Rating: 4.25 stars
Buy Link: Amazon | iBooks | Amazon UK
Length: Novel
Over a thousand years ago, in the battle of Camlaan, Arthur and his knights, with Merlin at his side, fought the monstrous and demonic forces unleashed by Mordred and Morgan le Fay. In the end, as their king fell and Merlin lay dying, the Knights were given a choice: sacrifice their souls and save humanity, or die whole while the world burned and hell reigned. Not a man among them refused the challenge, and so they were granted a form of immortality. The knights would live, continuing to fight the unholy monsters called Ursus, until — at last — the knights are given back the missing half of their souls and the last battle can begin.

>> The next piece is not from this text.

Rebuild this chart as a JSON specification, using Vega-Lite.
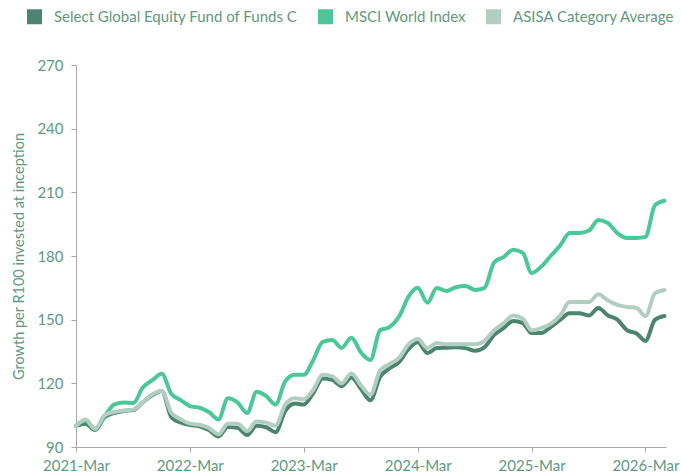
{
  "$schema": "https://vega.github.io/schema/vega-lite/v6.json",
  "width": 590,
  "height": 382,
  "autosize": "none",
  "padding": {"left": 76, "top": 65, "right": 15, "bottom": 27},
  "background": "white",
  "config": {
    "view": {"stroke": null},
    "font": "Lato",
    "axis": {
      "grid": false,
      "domainColor": "#a8a8a8",
      "tickColor": "#a8a8a8",
      "labelColor": "#5e9a82",
      "titleColor": "#5e9a82",
      "labelFont": "Lato",
      "titleFont": "Lato",
      "labelFontSize": 15,
      "titleFontWeight": "normal"
    }
  },
  "datasets": {
    "series": [
      {"date": "2021-03-01", "fund": 100, "msci": 100, "asisa": 100},
      {"date": "2021-04-01", "fund": 101, "msci": 102.5, "asisa": 103},
      {"date": "2021-05-01", "fund": 98, "msci": 98.5, "asisa": 98.5},
      {"date": "2021-06-01", "fund": 104, "msci": 104.5, "asisa": 105},
      {"date": "2021-07-01", "fund": 106, "msci": 110, "asisa": 106.5},
      {"date": "2021-08-01", "fund": 107, "msci": 111, "asisa": 107.2},
      {"date": "2021-09-01", "fund": 107.4, "msci": 110.7, "asisa": 107.6},
      {"date": "2021-10-01", "fund": 111, "msci": 118, "asisa": 111},
      {"date": "2021-11-01", "fund": 114.5, "msci": 121.5, "asisa": 114.8},
      {"date": "2021-12-01", "fund": 116.4, "msci": 124.5, "asisa": 116.5},
      {"date": "2022-01-01", "fund": 104, "msci": 115, "asisa": 106},
      {"date": "2022-02-01", "fund": 101.5, "msci": 112, "asisa": 103},
      {"date": "2022-03-01", "fund": 100.4, "msci": 109.3, "asisa": 101},
      {"date": "2022-04-01", "fund": 99.8, "msci": 108.5, "asisa": 100.5},
      {"date": "2022-05-01", "fund": 98, "msci": 106.5, "asisa": 99},
      {"date": "2022-06-01", "fund": 95, "msci": 103, "asisa": 96},
      {"date": "2022-07-01", "fund": 99.4, "msci": 113, "asisa": 101},
      {"date": "2022-08-01", "fund": 99, "msci": 111, "asisa": 101},
      {"date": "2022-09-01", "fund": 95.6, "msci": 106, "asisa": 97.5},
      {"date": "2022-10-01", "fund": 100, "msci": 116, "asisa": 102},
      {"date": "2022-11-01", "fund": 99.3, "msci": 114, "asisa": 101.5},
      {"date": "2022-12-01", "fund": 97, "msci": 110, "asisa": 100},
      {"date": "2023-01-01", "fund": 107, "msci": 121, "asisa": 110},
      {"date": "2023-02-01", "fund": 110.5, "msci": 124, "asisa": 113},
      {"date": "2023-03-01", "fund": 110, "msci": 124, "asisa": 112.5},
      {"date": "2023-04-01", "fund": 115.4, "msci": 131, "asisa": 117},
      {"date": "2023-05-01", "fund": 122.3, "msci": 139.5, "asisa": 124},
      {"date": "2023-06-01", "fund": 121.6, "msci": 140.4, "asisa": 123.3},
      {"date": "2023-07-01", "fund": 118.7, "msci": 136.7, "asisa": 120},
      {"date": "2023-08-01", "fund": 122.8, "msci": 141.5, "asisa": 124.6},
      {"date": "2023-09-01", "fund": 117.3, "msci": 134.5, "asisa": 119},
      {"date": "2023-10-01", "fund": 112, "msci": 131, "asisa": 114.6},
      {"date": "2023-11-01", "fund": 123, "msci": 145, "asisa": 126},
      {"date": "2023-12-01", "fund": 127, "msci": 146.5, "asisa": 129},
      {"date": "2024-01-01", "fund": 130, "msci": 151.5, "asisa": 132},
      {"date": "2024-02-01", "fund": 136.2, "msci": 161, "asisa": 138.5},
      {"date": "2024-03-01", "fund": 139.3, "msci": 165, "asisa": 140.9},
      {"date": "2024-04-01", "fund": 134.3, "msci": 158, "asisa": 136.6},
      {"date": "2024-05-01", "fund": 136.6, "msci": 164.9, "asisa": 139},
      {"date": "2024-06-01", "fund": 136.8, "msci": 163.5, "asisa": 138.4},
      {"date": "2024-07-01", "fund": 137, "msci": 165.3, "asisa": 138.4},
      {"date": "2024-08-01", "fund": 136.6, "msci": 165.9, "asisa": 138.4},
      {"date": "2024-09-01", "fund": 135.3, "msci": 164, "asisa": 138.4},
      {"date": "2024-10-01", "fund": 137, "msci": 165, "asisa": 140},
      {"date": "2024-11-01", "fund": 142.8, "msci": 177, "asisa": 145},
      {"date": "2024-12-01", "fund": 146, "msci": 179.5, "asisa": 148.3},
      {"date": "2025-01-01", "fund": 149.4, "msci": 183, "asisa": 152},
      {"date": "2025-02-01", "fund": 148.4, "msci": 181.5, "asisa": 150.5},
      {"date": "2025-03-01", "fund": 143.7, "msci": 172, "asisa": 145},
      {"date": "2025-04-01", "fund": 143.7, "msci": 175, "asisa": 146},
      {"date": "2025-05-01", "fund": 146.5, "msci": 180, "asisa": 148},
      {"date": "2025-06-01", "fund": 150, "msci": 185, "asisa": 152},
      {"date": "2025-07-01", "fund": 153, "msci": 190.8, "asisa": 158.3},
      {"date": "2025-08-01", "fund": 153, "msci": 190.8, "asisa": 158.3},
      {"date": "2025-09-01", "fund": 152, "msci": 192, "asisa": 158.3},
      {"date": "2025-10-01", "fund": 155.5, "msci": 197, "asisa": 162},
      {"date": "2025-11-01", "fund": 152, "msci": 195.5, "asisa": 159},
      {"date": "2025-12-01", "fund": 150, "msci": 190.8, "asisa": 157},
      {"date": "2026-01-01", "fund": 145, "msci": 188.5, "asisa": 156},
      {"date": "2026-02-01", "fund": 143.5, "msci": 188.5, "asisa": 155.5},
      {"date": "2026-03-01", "fund": 140, "msci": 189, "asisa": 151.7},
      {"date": "2026-04-01", "fund": 150, "msci": 204, "asisa": 162.5},
      {"date": "2026-05-01", "fund": 151.7, "msci": 206, "asisa": 164}
    ]
  },
  "data": {"name": "series"},
  "transform": [
    {"fold": ["fund", "msci", "asisa"], "as": ["key", "value"]},
    {"calculate": "datum.key === 'fund' ? 'Select Global Equity Fund of Funds C' : datum.key === 'msci' ? 'MSCI World Index' : 'ASISA Category Average'", "as": "series"}
  ],
  "mark": {"type": "line", "interpolate": "monotone", "strokeWidth": 4, "strokeCap": "round", "strokeJoin": "round"},
  "encoding": {
    "x": {
      "field": "date",
      "type": "temporal",
      "scale": {
        "type": "utc",
        "domain": [{"year": 2021, "month": 3, "date": 1, "utc": true}, {"year": 2026, "month": 5, "date": 6, "utc": true}]
      },
      "axis": {
        "title": null,
        "labelExpr": "utcFormat(datum.value, '%Y-%b')",
        "values": [
          {"year": 2021, "month": 3, "date": 1, "utc": true},
          {"year": 2022, "month": 3, "date": 1, "utc": true},
          {"year": 2023, "month": 3, "date": 1, "utc": true},
          {"year": 2024, "month": 3, "date": 1, "utc": true},
          {"year": 2025, "month": 3, "date": 1, "utc": true},
          {"year": 2026, "month": 3, "date": 1, "utc": true}
        ],
        "tickSize": 5,
        "labelPadding": 6,
        "labelOverlap": false,
        "labelFlush": false
      }
    },
    "y": {
      "field": "value",
      "type": "quantitative",
      "scale": {"domain": [90, 270], "nice": false, "zero": false},
      "axis": {
        "title": "Growth per R100 invested at inception",
        "titleFontSize": 14.5,
        "titlePadding": 10,
        "values": [90, 120, 150, 180, 210, 240, 270],
        "tickSize": 5,
        "labelPadding": 8
      }
    },
    "color": {
      "field": "series",
      "type": "nominal",
      "scale": {
        "domain": ["Select Global Equity Fund of Funds C", "MSCI World Index", "ASISA Category Average"],
        "range": ["#4b8570", "#4cc898", "#b2cec3"]
      },
      "legend": {
        "title": null,
        "orient": "none",
        "direction": "horizontal",
        "legendX": -49,
        "legendY": -56,
        "symbolType": "square",
        "symbolSize": 225,
        "symbolStrokeWidth": 0,
        "labelFontSize": 15,
        "labelFont": "Lato",
        "labelColor": "#5e9a82",
        "labelLimit": 0,
        "labelOffset": 12,
        "columnPadding": 20,
        "encode": {
          "symbols": {"update": {"fill": {"scale": "color", "field": "value"}, "strokeWidth": {"value": 0}}}
        }
      }
    },
    "order": {"field": "key", "type": "nominal"}
  }
}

Lancelot, now merely Lance, is tracking an Ursus showing an unusual hunting pattern. It’s not drawn to him as they normally are, bound to hunt the Knights even as the Knights are sworn to kill them in turn, turning its hunger instead on a young man. There is something about Mel, something almost familiar. Guessing that he has found a Tresor — a mortal whose soul is the missing half of a Knight’s — Lance knows he must protect him. Mel belongs to someone, perhaps to one of the missing Knights who has not yet found him?
The more Lance learns about Mel, whose father named him Merlin, the more he wants both nothing to do with him, and everything. Is the young street hustler Lance’s Tresor, or is he the reincarnation of Merlin himself?
Mel hasn’t had an easy life. In his own words, life started going down hill when he was 10, and it’s just gotten worse since then. He’s been in the system and out of it, homeless, hustling, but always his own person — even when he didn’t want to be. Mel feels as though he’s always been not quite enough. He wasn’t a good enough son for his mother, wasn’t ever anyone’s first choice, and when Lance is reluctant to accept him, Mel takes that as proof that it’s his fault. Something wrong with him. Even as he holds out hope that it might simply be that another Knight is coming for him, there’s a part of him that knows no one, Knight or not, will catch his heart the way Lance does.
Lance is tired. It’s been such a long time of living and killing, of failure after failure. Knights have died, friends have died, and his life has had precious little happiness in it. Fifteen hundred years is a long time to live when every night is a battle. His hope died when his king did, and every passing year is another weight bearing down on his shoulders, and he must do so with only half his soul. He’s given honest thought to just putting down the sword and letting one of the others lead; not that they’d let him. But it’s a thought he’s been having more and more often.
When Lance and Mel meet, it isn’t trumpets and flower petals. It’s misunderstandings, hurt feelings, and anger, and I loved it. Neither Mel nor Lance is what the other one expected or wanted, and Mel can’t help but feel the sharp sting of Lance’s rejection, even though he’s known him for less than a day. To know you have a soul mate, and to know that the man you guess, or want, to be the other half of your soul is in love with a woman nearly two thousand years dead? It hurts. Lance can never seem to say the right things when he’s around Mel; in fact, he seems to have a remarkable talent for saying the wrong thing at just the wrong time.
I love it. Yes, they are soul bound, but they’re still two strangers who have just met each other. Ancient magic and an arcane geas don’t equal a happily ever after, it’s just the ground in which their love can grow. The two of them have to work for their relationship, and work hard. The soul bonds in this book aren’t just sex, and it isn’t just a kiss. It’s magical soul bond that gives Lance and Mel someone who will make them able to be the person they want to be, the one who brings out the light in their soul, who makes them a happier, healthier, better person. Love takes work, and watching these two work, the slow building of trust and friendship — as well as lust and angst — was the best part of this book.
The first half of the story is exposition, both to set up the world of the Knights and their Tresors, as well as to introduce us to all the others — Kay, Gawain, Ali, Lucas, and Tom — and to prepare us for future books in the series. However, I never felt bored or uninterested as the characters are presented well and I was engaged almost the whole time through. When the plot does pick up and the action starts, it’s with easy, enjoyable writing and a dash of mid-90s fun. Black trench coats, swords, demons stalking alleys and college campuses … all in all, this was a fun book. There are some hints at darker stories in the pasts of several characters, but it’s never the focus of the story. Mel and Lance are falling in love in the here and now. The past shaped them, but it does not define them.